After the day-long REFM training session this past Saturday, one of the attendees observed to me that what makes an excellent analyst is the combination of three factors: strength in Excel, real estate modeling experience, and an attention to detail. I agree completely, and have fleshed out some thoughts below.
1. A strong facility with Excel – While this goes without saying, one of the fundamental problems when employers try to evaluate candidate Excel skills is that when they ask candidates in an interview how their Excel skills are, all of the candidates naturally say: “they’re great!” And can you blame the candidates for “rounding up” regarding their abilities? Nonetheless, what employers should value is an analyst who has logged a lot of hours in Excel building, auditing and retrofitting models that have addressed a wide variety of circumstances, especially on the financing and partnership waterfall side.
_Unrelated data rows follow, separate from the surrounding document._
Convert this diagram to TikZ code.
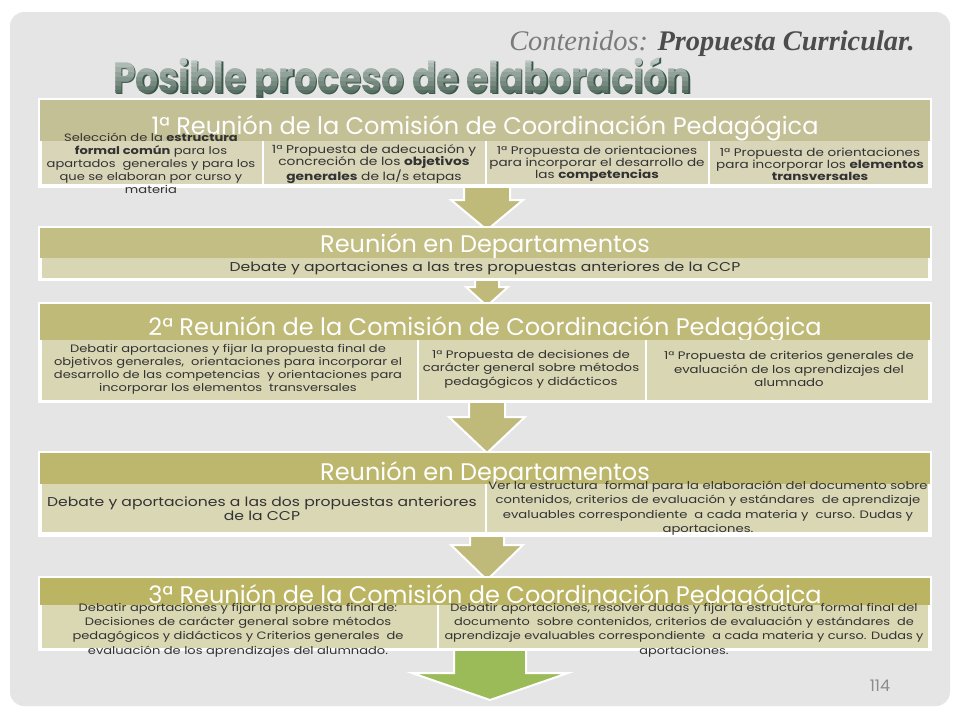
\documentclass[tikz,border=0pt]{standalone}
\usepackage{fontspec}
\setmainfont{Poppins}
\newfontfamily\boxfont[FakeStretch=1.22]{Poppins}
\newfontfamily\headlinefont[FakeStretch=0.82]{Poppins}
\newfontfamily\subjectfont{Liberation Serif}

\definecolor{slidegray}{HTML}{E5E5E5}
\definecolor{headA}{HTML}{C4C095}
\definecolor{subA}{HTML}{D8D5B8}
\definecolor{headB}{HTML}{C3BE84}
\definecolor{subB}{HTML}{D9D6B4}
\definecolor{headC}{HTML}{C0BA78}
\definecolor{subC}{HTML}{D9D6B3}
\definecolor{headD}{HTML}{BDB76D}
\definecolor{subD}{HTML}{DAD7B5}
\definecolor{headE}{HTML}{BBB463}
\definecolor{subE}{HTML}{DAD8B3}
\definecolor{arrowtan}{HTML}{C0BA7A}
\definecolor{arrowgreen}{HTML}{9BBB59}
\definecolor{titlelight}{HTML}{CBD4CF}
\definecolor{titledark}{HTML}{3B5749}

\tikzset{
  headtext/.style={anchor=base, text=white, font=\fontsize{24}{26}\selectfont},
  subtext/.style={align=center, text=black!80, inner sep=0pt, font=\boxfont\fontsize{10.7}{13}\selectfont},
  bigsubtext/.style={subtext, font=\boxfont\fontsize{12.8}{14}\selectfont},
  titletext/.style={anchor=base, inner sep=0pt, font=\headlinefont\fontsize{44}{44}\selectfont\bfseries},
}

% down arrow: centre, top, head start, tip, half shaft, half head, colour
\newcommand{\bandarrow}[7]{%
  \filldraw[fill=#7, draw=white, line width=2pt]
    (#1-#5,#2) -- (#1-#5,#3) -- (#1-#6,#3) -- (#1,#4) -- (#1+#6,#3) -- (#1+#5,#3) -- (#1+#5,#2);}

\begin{document}
\begin{tikzpicture}[x=1pt,y=-1pt]
	\useasboundingbox (0,0) rectangle (960,720);

	%The slide
	\fill[white] (0,0) rectangle (960,720);
	\fill[slidegray, rounded corners=14pt] (10,12) rectangle (950,706);

	%Titles
	\node[anchor=base east, inner sep=0pt, font=\fontsize{28.4}{28.4}\selectfont\subjectfont\itshape] (subject) at (915,50)
	  {\color{black!52}Contenidos: \color{black!70}\bfseries Propuesta Curricular.};
	\node[titletext, text=titledark] (titleshadow) at (403.5,94.5) {Posible proceso de elaboración};
	\foreach \i in {0,...,9} {
	  \pgfmathtruncatemacro{\mix}{100-\i*10}
	  \begin{scope}
	    \clip (0,54+\i*4.6) rectangle (960,58.6+\i*4.6);
	    \node[titletext, text=titlelight!\mix!titledark] (title\i) at (402,93) {Posible proceso de elaboración};
	  \end{scope}
	}

	%Arrows between the meetings
	\bandarrow{487}{182}{200}{230}{23}{36}{arrowtan}
	\bandarrow{487}{276}{287}{306}{12}{21}{arrowtan}
	\bandarrow{487}{398}{417}{453}{18}{38}{arrowtan}
	\bandarrow{487}{530}{545}{580}{17}{36}{arrowtan}
	\bandarrow{490}{646}{673}{700}{36}{78}{arrowgreen}

	%1st meeting
	\fill[white] (38,98) rectangle (932,188);
	\fill[headA] (40,100) rectangle (930,141);
	\node[headtext] (meet1) at (485,134) {1ª Reunión de la Comisión de Coordinación Pedagógica};
	\foreach \l/\r in {42/262, 264/485, 487/708, 710/928}
	  \fill[subA] (\l,141) rectangle (\r,184);
	\node[subtext] (m1a) at (151,163) {Selección de la \textbf{estructura}\\ \textbf{formal común} para los\\ apartados\ \ generales y para los\\ que se elaboran por curso y\\ materia};
	\node[subtext, font=\boxfont\fontsize{11.3}{12}\selectfont] (m1b) at (374,164) {1ª Propuesta de adecuación y\\ concreción de los \textbf{objetivos}\\ \textbf{generales} de la/s etapas};
	\node[subtext, font=\boxfont\fontsize{11.1}{12}\selectfont] (m1c) at (597,164) {1ª Propuesta de orientaciones\\ para incorporar el desarrollo de\\ las \textbf{competencias}};
	\node[subtext, font=\boxfont\fontsize{11.1}{12}\selectfont] (m1d) at (820,164) {1ª Propuesta de orientaciones\\ para incorporar los \textbf{elementos}\\ \textbf{transversales}};

	%Departments
	\fill[white] (38,226) rectangle (932,281);
	\fill[headB] (40,228) rectangle (930,258);
	\node[headtext] (dep1) at (485,252) {Reunión en Departamentos};
	\fill[subB] (42,258) rectangle (928,278);
	\node[bigsubtext] (d1a) at (485,268) {Debate y aportaciones a las tres propuestas anteriores de la CCP};

	%2nd meeting
	\fill[white] (38,302) rectangle (932,403);
	\fill[headC] (40,304) rectangle (930,340);
	\node[headtext] (meet2) at (485,335) {2ª Reunión de la Comisión de Coordinación Pedagógica};
	\foreach \l/\r in {42/417, 419/645, 647/928}
	  \fill[subC] (\l,340) rectangle (\r,400);
	\node[subtext] (m2a) at (228,369) {Debatir aportaciones y fijar la propuesta final de\\ objetivos generales,\ \ orientaciones para incorporar el\\ desarrollo de las competencias\ \ y orientaciones para\\ incorporar los elementos\ \ transversales};
	\node[subtext, font=\boxfont\fontsize{10.9}{13.6}\selectfont] (m2b) at (531,369) {1ª Propuesta de decisiones de\\ carácter general sobre métodos\\ pedagógicos y didácticos};
	\node[subtext, font=\boxfont\fontsize{10.9}{13.6}\selectfont] (m2c) at (789,369) {1ª Propuesta de criterios generales de\\ evaluación de los aprendizajes del\\ alumnado};

	%Departments again
	\fill[white] (38,451) rectangle (932,537);
	\fill[headD] (40,453) rectangle (930,484);
	\node[headtext] (dep2) at (485,480) {Reunión en Departamentos};
	\foreach \l/\r in {42/485, 487/928}
	  \fill[subD] (\l,484) rectangle (\r,532);
	\node[bigsubtext] (d2a) at (262,509) {Debate y aportaciones a las dos propuestas anteriores\\ de la CCP};
	\node[subtext, font=\boxfont\fontsize{10.8}{14.3}\selectfont] (d2b) at (708,508) {Ver la estructura\ \ formal para la elaboración del documento sobre\\ contenidos, criterios de evaluación y estándares\ \ de aprendizaje\\ evaluables correspondiente\ \ a cada materia y\ \ curso. Dudas y\\ aportaciones.};

	%3rd meeting
	\fill[white] (38,576) rectangle (932,651);
	\fill[headE] (40,578) rectangle (930,605);
	\node[headtext] (meet3) at (485,603) {3ª Reunión de la Comisión de Coordinación Pedagógica};
	\foreach \l/\r in {42/437, 439/928}
	  \fill[subE] (\l,605) rectangle (\r,648);
	\node[subtext, font=\boxfont\fontsize{10.7}{14.3}\selectfont] (m3a) at (238,630) {Debatir aportaciones y fijar la propuesta final de:\\ Decisiones de carácter general sobre métodos\\ pedagógicos y didácticos y Criterios generales\ \ de\\ evaluación de los aprendizajes del alumnado.};
	\node[subtext, font=\boxfont\fontsize{10.6}{14.3}\selectfont] (m3b) at (684,630) {Debatir aportaciones, resolver dudas y fijar la estructura\ \ formal final del\\ documento\ \ sobre contenidos, criterios de evaluación y estándares\ \ de\\ aprendizaje evaluables correspondiente\ \ a cada materia y curso. Dudas y\\ aportaciones.};

	%Page number
	\node[text=black!45, font=\fontsize{16}{16}\selectfont] (page) at (880,686) {114};

\end{tikzpicture}
\end{document}
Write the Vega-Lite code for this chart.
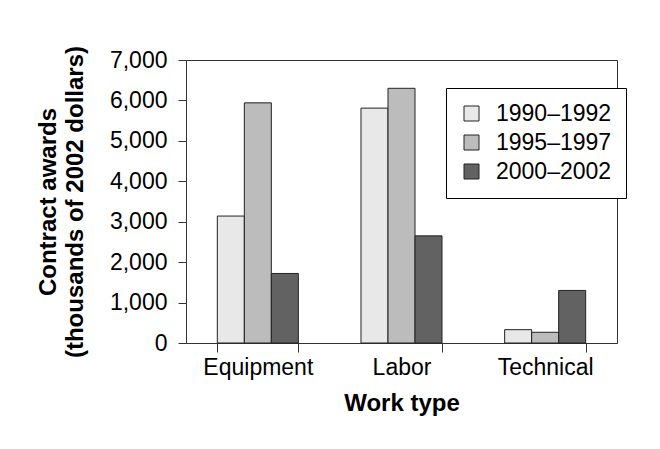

2. Real estate modeling knowledge – A true understanding of how transactions work and how to model them comes only with time. As they say, “experience is what you get when you don’t get what you want”, and this holds true with your analyst evolving from decent to good to great. You want an analyst who is “experienced”, meaning they have learned from making a lot of mistakes on someone else’s dime and on someone else’s time. There is a certain level of common sense that one gains as they go through the experience of modeling and carrying out transactions, and no matter how many times you try to verbally drill certain concepts into the heads of your analysts, it will only truly click for them once they have been through it on their own.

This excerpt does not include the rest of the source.